** begin Excerpted records **
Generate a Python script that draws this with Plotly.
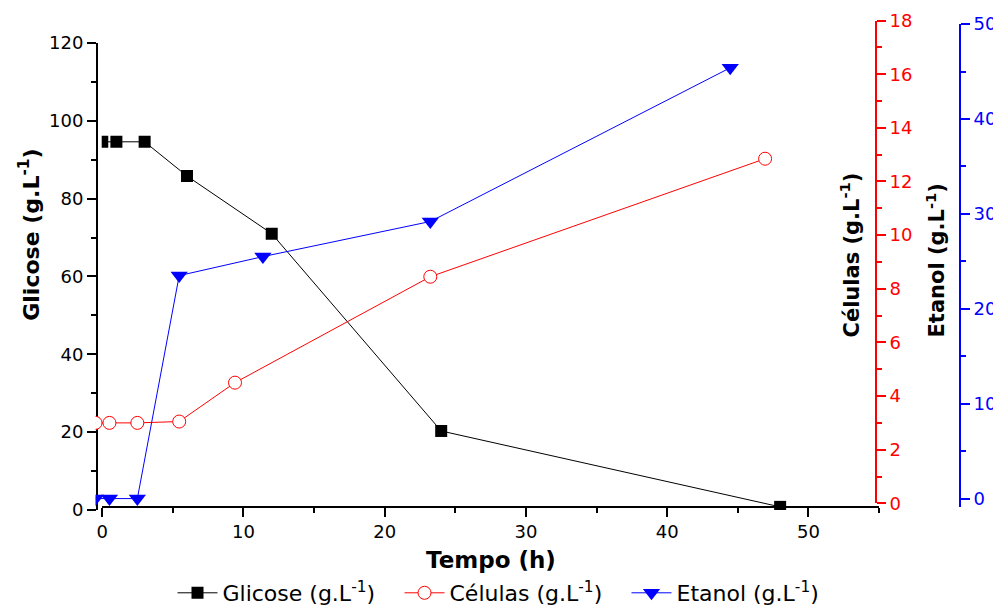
** end Excerpted records **
** begin Excerpted records **
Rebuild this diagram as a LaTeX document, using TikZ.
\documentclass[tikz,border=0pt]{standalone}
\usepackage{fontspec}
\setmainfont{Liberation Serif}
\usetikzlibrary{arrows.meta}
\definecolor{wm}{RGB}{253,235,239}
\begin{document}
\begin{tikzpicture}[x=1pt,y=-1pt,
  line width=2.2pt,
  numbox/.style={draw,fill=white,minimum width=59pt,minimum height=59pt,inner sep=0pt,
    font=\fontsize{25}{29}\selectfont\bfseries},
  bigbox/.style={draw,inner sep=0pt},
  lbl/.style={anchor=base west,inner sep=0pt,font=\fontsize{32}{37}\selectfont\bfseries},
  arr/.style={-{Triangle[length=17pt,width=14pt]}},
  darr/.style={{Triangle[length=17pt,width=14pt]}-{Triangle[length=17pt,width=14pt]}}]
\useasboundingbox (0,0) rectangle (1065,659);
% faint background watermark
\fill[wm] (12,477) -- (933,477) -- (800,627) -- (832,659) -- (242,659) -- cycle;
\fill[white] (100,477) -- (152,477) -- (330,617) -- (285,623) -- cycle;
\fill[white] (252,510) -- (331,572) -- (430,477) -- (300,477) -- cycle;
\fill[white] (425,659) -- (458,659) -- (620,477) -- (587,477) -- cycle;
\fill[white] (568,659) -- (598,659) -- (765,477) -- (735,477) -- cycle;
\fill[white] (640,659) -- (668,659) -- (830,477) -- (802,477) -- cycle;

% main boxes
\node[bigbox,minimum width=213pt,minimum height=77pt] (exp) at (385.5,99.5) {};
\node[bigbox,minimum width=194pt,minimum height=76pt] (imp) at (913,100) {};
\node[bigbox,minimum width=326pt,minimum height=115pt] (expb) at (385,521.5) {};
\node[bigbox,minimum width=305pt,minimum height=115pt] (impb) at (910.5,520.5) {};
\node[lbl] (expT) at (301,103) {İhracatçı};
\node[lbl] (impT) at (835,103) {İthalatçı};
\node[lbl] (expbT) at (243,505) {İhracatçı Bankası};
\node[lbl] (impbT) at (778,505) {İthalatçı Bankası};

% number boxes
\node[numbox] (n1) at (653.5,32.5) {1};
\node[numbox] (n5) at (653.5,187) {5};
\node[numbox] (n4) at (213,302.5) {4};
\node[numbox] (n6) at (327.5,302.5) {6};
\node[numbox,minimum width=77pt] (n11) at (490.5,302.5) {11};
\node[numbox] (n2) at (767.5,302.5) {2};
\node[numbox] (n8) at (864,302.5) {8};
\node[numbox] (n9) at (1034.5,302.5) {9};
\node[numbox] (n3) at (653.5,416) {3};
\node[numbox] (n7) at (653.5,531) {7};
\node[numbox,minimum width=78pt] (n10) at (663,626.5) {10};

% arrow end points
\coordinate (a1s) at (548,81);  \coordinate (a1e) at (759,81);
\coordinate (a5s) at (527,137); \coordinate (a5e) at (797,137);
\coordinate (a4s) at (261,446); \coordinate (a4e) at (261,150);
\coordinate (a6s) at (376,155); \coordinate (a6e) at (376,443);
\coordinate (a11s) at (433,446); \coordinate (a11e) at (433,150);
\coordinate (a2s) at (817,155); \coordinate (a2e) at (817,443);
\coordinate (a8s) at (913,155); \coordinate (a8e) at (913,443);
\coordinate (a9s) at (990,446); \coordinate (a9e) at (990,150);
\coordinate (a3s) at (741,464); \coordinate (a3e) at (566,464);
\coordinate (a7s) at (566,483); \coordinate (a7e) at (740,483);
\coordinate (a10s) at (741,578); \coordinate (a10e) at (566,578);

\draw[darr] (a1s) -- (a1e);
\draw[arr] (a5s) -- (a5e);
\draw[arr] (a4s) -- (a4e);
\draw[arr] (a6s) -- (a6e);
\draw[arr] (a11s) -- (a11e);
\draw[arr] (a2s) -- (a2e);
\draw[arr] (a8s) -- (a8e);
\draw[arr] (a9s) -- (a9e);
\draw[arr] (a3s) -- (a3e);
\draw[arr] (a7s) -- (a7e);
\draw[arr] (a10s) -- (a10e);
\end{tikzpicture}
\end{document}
** end Excerpted records **
→ Exercise description:
Transcribe each line of the data above, unaltered, from the one where "Rebuild this diagram" appears to the one where "(802,477) -- cycle;" appears, inclusive of both.

→ Expected answer:
Rebuild this diagram as a LaTeX document, using TikZ.
\documentclass[tikz,border=0pt]{standalone}
\usepackage{fontspec}
\setmainfont{Liberation Serif}
\usetikzlibrary{arrows.meta}
\definecolor{wm}{RGB}{253,235,239}
\begin{document}
\begin{tikzpicture}[x=1pt,y=-1pt,
  line width=2.2pt,
  numbox/.style={draw,fill=white,minimum width=59pt,minimum height=59pt,inner sep=0pt,
    font=\fontsize{25}{29}\selectfont\bfseries},
  bigbox/.style={draw,inner sep=0pt},
  lbl/.style={anchor=base west,inner sep=0pt,font=\fontsize{32}{37}\selectfont\bfseries},
  arr/.style={-{Triangle[length=17pt,width=14pt]}},
  darr/.style={{Triangle[length=17pt,width=14pt]}-{Triangle[length=17pt,width=14pt]}}]
\useasboundingbox (0,0) rectangle (1065,659);
% faint background watermark
\fill[wm] (12,477) -- (933,477) -- (800,627) -- (832,659) -- (242,659) -- cycle;
\fill[white] (100,477) -- (152,477) -- (330,617) -- (285,623) -- cycle;
\fill[white] (252,510) -- (331,572) -- (430,477) -- (300,477) -- cycle;
\fill[white] (425,659) -- (458,659) -- (620,477) -- (587,477) -- cycle;
\fill[white] (568,659) -- (598,659) -- (765,477) -- (735,477) -- cycle;
\fill[white] (640,659) -- (668,659) -- (830,477) -- (802,477) -- cycle;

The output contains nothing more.